Melvin Gordon's trainer says Chargers RB is ready for reps

When Melvin Gordon contacted trainer Todd Durkin, training camp had already begun -- without the Chargers star running back. Gordon was holding out and in need of a workout routine that would put him in football shape as quickly as possible.

A day later, Gordon was at Fitness Quest 10 in San Diego. Seven pounds heavier than he is currently, Gordon arrived determined to catch up to his teammates who were training without him.

"Although we did strength training and squats and lower-body stuff, too, my whole thing was, I needed to get his lungs in shape because he wasn't where I wanted him to be," Durkin said this week. "If he had to play in mid-August, he wouldn't have been ready. Week 1, for instance, he was needing quite a bit of recovery between reps. We were trying to do 2-minute drives and he was feeling the ramifications. Now, we've been pushing the pace and he's ready. He's ready."

Gordon may need to be. He was officially placed on the active roster Saturday after rejoining his team this week. He looked good in practice, but has had a short acclimation period. Hence, why sources say Gordon may only be used in an emergency fashion.

At the most, he'll get limited snaps. But based on the work he did while away from his team, he'll be prepared. With plenty of on-field, football-centric reps, Gordon did his best while away from the game.

"There's no way to replicate that same collisions as Sunday," said Durkin, who utilized weights, plyometrics, Pilates and everything in between. "We busted his tail to try to mimic it, but he's not getting hit, it's not the same. We've been going all out, but there's nothing like having a 240-pound linebacker chase you. But lung-wise, he'll be able to handle it."

Gordon wasn't alone.

Giants wide receiver Golden Tate, a longtime devotee of Durkin's, joined Gordon over the last four weeks. To get on-field reps, free agent quarterback Luis Perez worked them out, too. He's been their QB for the last month or so.

With no end in sight, the mission was to get in shape fast, then stay in shape until the holdout ended, whenever that was.

"Not knowing if he was holding out for four weeks, two weeks, nine weeks, it was whatever I got to do to get him in football shape, even though he wasn't playing football," Durkin said.

Gordon was put in a helmet and shoulder pads and did on-field drills.
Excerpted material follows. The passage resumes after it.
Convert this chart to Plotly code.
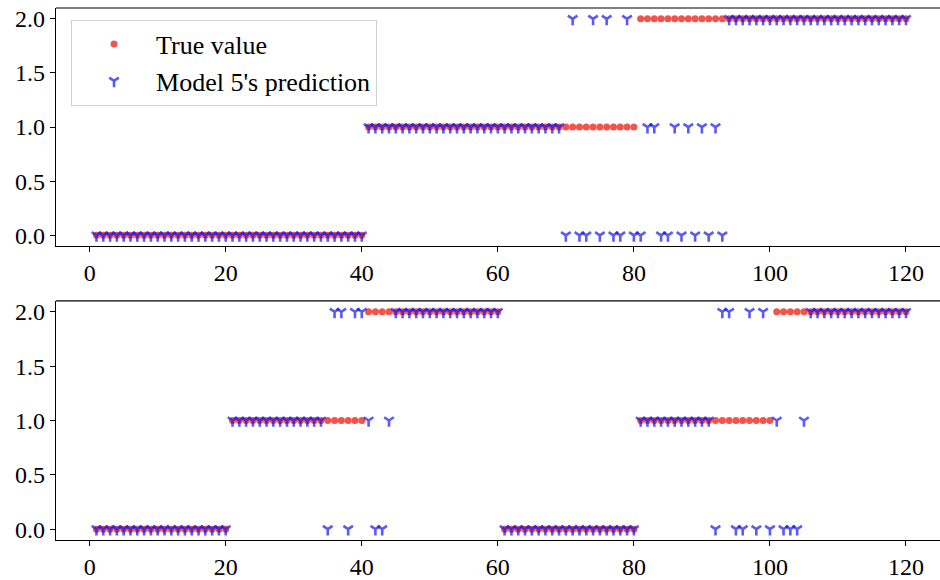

He caught passes from Perez and "got some good looks," according to Durkin.

Then Tate showed up. The Giants receiver was serving his four-game suspension and had the same goals as Gordon -- to be more than ready. They would gather on Monday with Durkin and go over the games their teams played, knowing they had no part in it. It hurt and motivated them.

"When you're by yourself, it's kinda hard," Durkin said. "When Golden joined the crew, it was awesome. There was a little camaraderie, but a little competition, too. That livened him up. I can't say enough about what Golden did. He was like, 'Todd, I want to tear it up.' So we busted their tails for four or five weeks. This is the hardest I've seen (Tate) work. And he's been a great influence on Melvin, because he's on a mission."

Both players had issues swirling. With Gordon it was his holdout, his lack of a contract, his fines and missing games. With Tate, it was his looming PED suspension, which ends next week.

"For both guys it was, 'Control the controllables,'" Durkin said. "'What you do today matters.' They weren't leaving any stone unturned and when it was time to play again, they needed to be ready."